Lilian Njenga, Assistant Director of Settlement at the Lands ministry, is a worried that the situation in Zimbabwe has made their work more difficult, as landless Kenyans who have learnt from the events in other countries, are piling pressure on the government to settle them. ‘People are now talking of getting back their ancestral land that is in the hands of multinationals. They are testing the waters, trying to find out if the government can give in to their demands’, she noted.

But unlike in Zimbabwe, where president Robert Mugabe is engaged in forceful seizures of White-owned commercial farmlands for redistribution to landless blacks under the premise that it is wrong for most of the country's commercial farms to owned by Whites, Kenya's successive governments have instead been concerned with how to settle those displaced by the White settlers through settlement schemes across the country that now number over 400.

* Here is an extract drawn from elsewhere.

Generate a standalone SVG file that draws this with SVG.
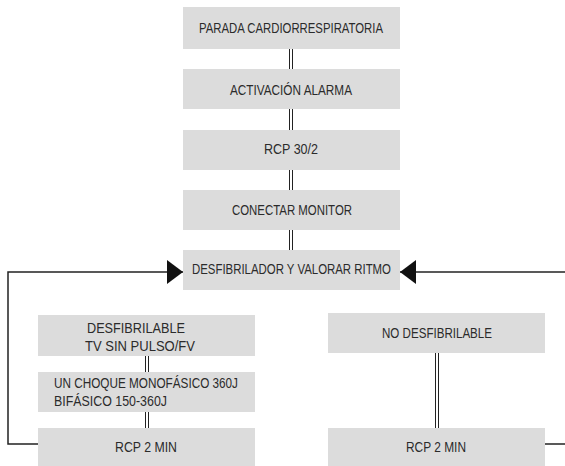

Tension among the locals and white land owners, however, is not restricted to the Rift Valley. Basil Criticos, a Kenyan of Greek descent, is now pleading with the government to help him repossess a big chunk of his 47,000 acre sisal farm in the coastal district of Taveta, that was invaded by 3,000 squatters in 2001, but who have refused to leave, forcing him into a two-year exile in the US.

With time almost running out for the National Rainbow Coalition [NARC] government that was elected on a reform platform, Kenyans are now eagerly awaiting the National Land Policy which was to be ready by June 2005. President Mwai Kibaki’s government, while appealing for patience, has embarked on a comprehensive land reform programme, after what current government officials term as 40 years of KANU mess in the land sector.